NOSA’s cost-base is mostly semi-skilled staff, allowing fantastic margin of c.50% on its revenue base. As an ex-Government department, NOSA’s own drafted safety standards (of which is audits and trains clients on) has been exported into numerous countries and basically adopted as their own standards. At this point many of these countries have only adopted these standards, but not enforced them, i.e. leaving a fantastic opportunity for NOSA to export its services into pre-existing (and massive, e.g. China!) markets. Currently, foreign revenues only account for c.0.5% of NOSA’s revenue, as it has been management’s focus to settle the business locally before going abroad. Hence, this is the real long-term blue sky in NOSA.

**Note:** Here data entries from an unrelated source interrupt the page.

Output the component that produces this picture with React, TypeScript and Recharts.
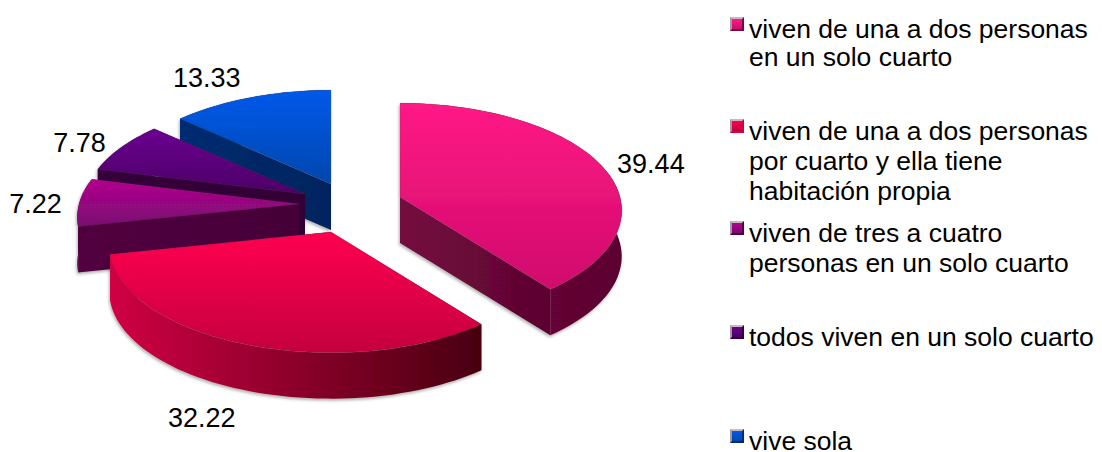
import { PieChart, Pie, Legend } from 'recharts'

const names = [
  'viven de una a dos personas en un solo cuarto',
  'viven de una a dos personas por cuarto y ella tiene habitación propia',
  'viven de tres a cuatro personas en un solo cuarto',
  'todos viven en un solo cuarto',
  'vive sola',
]
const values = [39.44, 32.22, 7.22, 7.78, 13.33]

const legendLines = [
  ['viven de una a dos personas', 'en un solo cuarto'],
  ['viven de una a dos personas', 'por cuarto y ella tiene', 'habitación propia'],
  ['viven de tres a cuatro', 'personas en un solo cuarto'],
  ['todos viven en un solo cuarto'],
  ['vive sola'],
]

// top from, top to, wall from, wall to
const PALETTE = [
  ['#ff1a85', '#d00a6c', '#74093f', '#5c052f'],
  ['#ff0050', '#c4003f', '#d00044', '#470010'],
  ['#b3038f', '#780a70', '#52003f', '#440038'],
  ['#6b0090', '#4c0066', '#37003c', '#300034'],
  ['#0059ea', '#0047ad', '#002c72', '#00245e'],
]

const WIDTH = 1102
const HEIGHT = 452
const CX = 330
const CY = 200
const RADIUS = 220
const DEPTH = 46
const FLATTEN = 0.48
const VIEW = 8 // viewer distance, in radii

// how far each slice is pulled out of the pie
const EXPLODE = [
  [70, -3],
  [1, 32],
  [-31, 4],
  [-25, -6],
  [1, -16],
]
const LABEL_SHIFT = [
  [51, 0],
  [-44, 74],
  [-44, 2],
  [-42, -4],
  [-44, -19],
]
const LEGEND_TOP = [19, 121, 223, 327, 431]
const LEGEND_STEP = [28, 30, 30, 30, 30]
const LEGEND_LINE = 20

const FONT = '"Liberation Sans", Arial, sans-serif'

const pieData = names
  .map((name, i) => ({ name, value: values[i], slot: i }))
  .reverse()

function project(cx: number, cy: number, r: number, angle: number) {
  const a = (angle * Math.PI) / 180
  const u = r * Math.cos(a)
  const v = -r * Math.sin(a)
  const s = VIEW / (VIEW - v / RADIUS)
  return [cx + u * s, cy + v * FLATTEN * s]
}

function arcPoints(cx: number, cy: number, r: number, from: number, to: number) {
  const n = Math.max(2, Math.ceil(Math.abs(to - from) / 2))
  const pts: number[][] = []
  for (let i = 0; i <= n; i++) pts.push(project(cx, cy, r, from + ((to - from) * i) / n))
  return pts
}

const toPath = (pts: number[][]) =>
  'M' + pts.map((p) => `${p[0].toFixed(1)},${p[1].toFixed(1)}`).join('L') + 'Z'

function Slice3D(props: any) {
  const { cx, cy, outerRadius, startAngle, endAngle, slot } = props
  const [ex, ey] = EXPLODE[slot]
  const ax = cx + ex
  const ay = cy + ey
  const arc = arcPoints(ax, ay, outerRadius, startAngle, endAngle)
  const first = arc[0]
  const last = arc[arc.length - 1]
  const drop = (p: number[]) => [p[0], p[1] + DEPTH]
  const apex = [ax, ay]
  const outer = [...arc, ...[...arc].reverse().map(drop)]
  return (
    <g filter="url(#sliceShadow)">
      <path d={toPath([apex, first, drop(first), drop(apex)])} fill={`url(#wall${slot})`} />
      <path d={toPath([apex, last, drop(last), drop(apex)])} fill={`url(#wall${slot})`} />
      <path d={toPath(outer)} fill={`url(#wall${slot})`} />
      <path
        d={toPath([apex, ...arc])}
        fill={`url(#top${slot})`}
        stroke="#5a4a55"
        strokeOpacity={0.3}
        strokeWidth={0.7}
      />
    </g>
  )
}

function renderLabel(props: any) {
  const { cx, cy, outerRadius, midAngle, slot, value } = props
  const [ex, ey] = EXPLODE[slot]
  const [x, y] = project(cx + ex, cy + ey, outerRadius, midAngle)
  return (
    <text
      x={x + LABEL_SHIFT[slot][0]}
      y={y + LABEL_SHIFT[slot][1]}
      textAnchor="middle"
      dominantBaseline="central"
      fill="#000"
      fontFamily={FONT}
      fontSize={27}
    >
      {value.toFixed(2)}
    </text>
  )
}

function LegendBlock() {
  return (
    <div style={{ position: 'relative', width: WIDTH, height: HEIGHT, fontFamily: FONT, fontSize: 26.5 }}>
      {legendLines.map((lines, i) => (
        <div key={names[i]} style={{ position: 'absolute', left: 730, top: LEGEND_TOP[i], color: '#000' }}>
          <span
            style={{
              position: 'absolute',
              left: 0,
              top: -2,
              width: 14,
              height: 14,
              boxSizing: 'border-box',
              background: `linear-gradient(${PALETTE[i][0]}, ${PALETTE[i][1]})`,
              border: `2px solid ${PALETTE[i][2]}`,
              borderTopColor: '#c9b6c2',
              borderLeftColor: '#a896a2',
            }}
          />
          {lines.map((line) => (
            <div
              key={line}
              style={{
                marginLeft: 19,
                height: LEGEND_LINE,
                lineHeight: `${LEGEND_LINE}px`,
                marginBottom: LEGEND_STEP[i] - LEGEND_LINE,
                whiteSpace: 'nowrap',
              }}
            >
              {line}
            </div>
          ))}
        </div>
      ))}
    </div>
  )
}

export default function App() {
  return (
    <div style={{ position: 'absolute', left: 0, top: 0 }}>
      <PieChart width={WIDTH} height={HEIGHT} margin={{ top: 0, right: 0, bottom: 0, left: 0 }}>
        <defs>
          <filter id="sliceShadow" x="-10%" y="-10%" width="120%" height="120%">
            <feDropShadow dx={-1} dy={2} stdDeviation={1.5} floodColor="#000" floodOpacity={0.3} />
          </filter>
          {PALETTE.map((c, i) => (
            <linearGradient key={`top${i}`} id={`top${i}`} x1="0" y1="0" x2="0" y2="1">
              <stop offset="0%" stopColor={c[0]} />
              <stop offset="100%" stopColor={c[1]} />
            </linearGradient>
          ))}
          {PALETTE.map((c, i) => (
            <linearGradient key={`wall${i}`} id={`wall${i}`} x1="0" y1="0" x2="1" y2="0">
              <stop offset="0%" stopColor={c[2]} />
              <stop offset="100%" stopColor={c[3]} />
            </linearGradient>
          ))}
        </defs>
        <Legend content={<LegendBlock />} wrapperStyle={{ left: 0, top: 0, width: WIDTH, height: HEIGHT }} />
        <Pie
          data={pieData}
          dataKey="value"
          nameKey="name"
          cx={CX}
          cy={CY}
          outerRadius={RADIUS}
          startAngle={90}
          endAngle={450}
          stroke="none"
          shape={Slice3D}
          label={renderLabel}
          labelLine={false}
          isAnimationActive={false}
        />
      </PieChart>
    </div>
  )
}
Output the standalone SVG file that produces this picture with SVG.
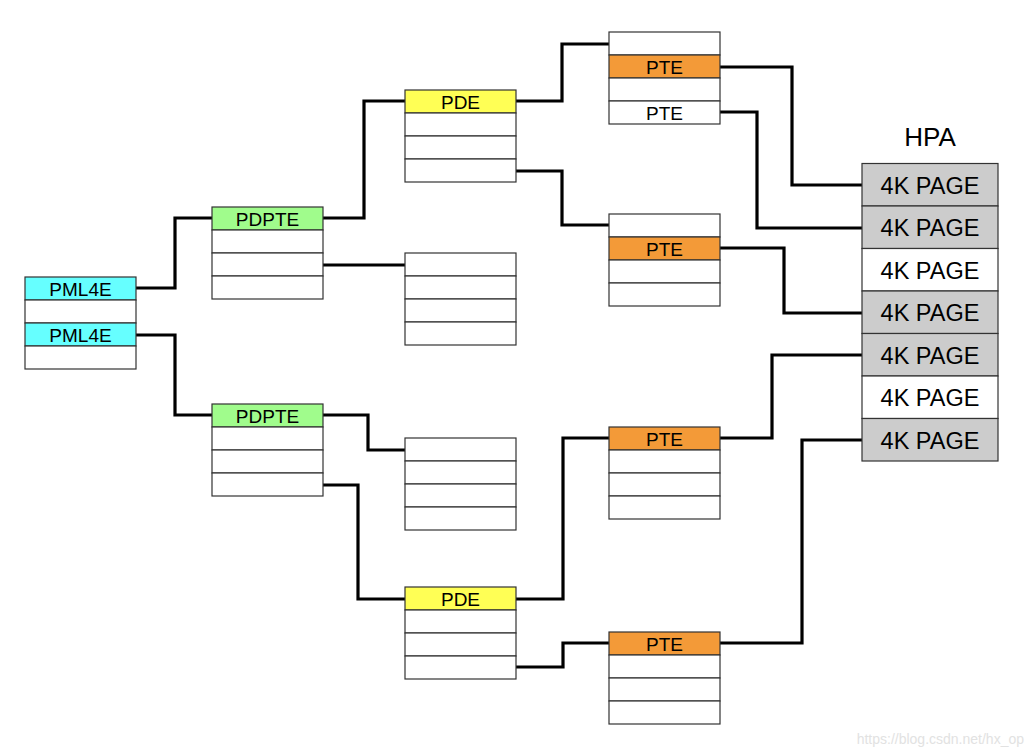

Turrito Networks is an ICT connectivity and cloud provide.
More pointedly, Turrito has built ‘Cloudware’. Cloudware is simply one of the most exciting, scalable and sellable cloud-computing solution I have come across in the tech space. Now, the complication with cloud computing is really the sales process, as the sales cycles tend to be very long and expensive involving convincing a client to migrate their entire system onto a new one.
On the case of Cloudware, the solution is simply a software layer that can be installed in c.30 minutes and demo’d for an entire network thereafter. The marginal cost of selling Cloudware is basically nothing, as the R&D has been spent, and the software is sold on a per user, per month annuity basis.
In other words, Cloudware has significant blue sky potential.
MECS Africa is a pan-African staff resourcing business to petro-chem and mining markets. MECS Africa is really a staff resourcing business into Africa, providing temporary and permanent placements into the petro-chemical and mining markets in Africa.
So, overall, Micromega is quite a diverse group with some very interesting holdings.
I encourage you to go have a look through the Group's H1:12 results and play around with some valuation techniques of the share. I won't go into details, though, but I will show you where I see the underlying value in the share coming from:
Finally, just in case you are interested, I've made an addition to my portfolio: Calgro M3 (CGR - Keith's Portfolio).
The demand for housing in South Africa is basically infinite, so housing businesses don't have to worry about that. The removal of this variable means that housing businesses just have to manage their ability to supply housing and, as Seakay (SKY) shareholders found out, the very important process of managing cash flows and funding.
Calgro M3 is doing both these activities extremely well.
I had a great breakfast with Calgro M3's management the other morning, I've worked through their rough order book, I've taken into account their latest trading update and it all seems to point to the same conclusion: the 394% rise in Calgro M3's share price looks to be only the beginning...
Yes, that does mean that I am late to the party and I have missed out on a potential 4-bagger. But, I feel much more comfortable with having done the homework on the stock and, unfortunately, that process takes time. Ce la vie.
So, as much as I am now talking my book, Calgro M3 appears deeply discounted against its fair value with very rosy prospects indeed.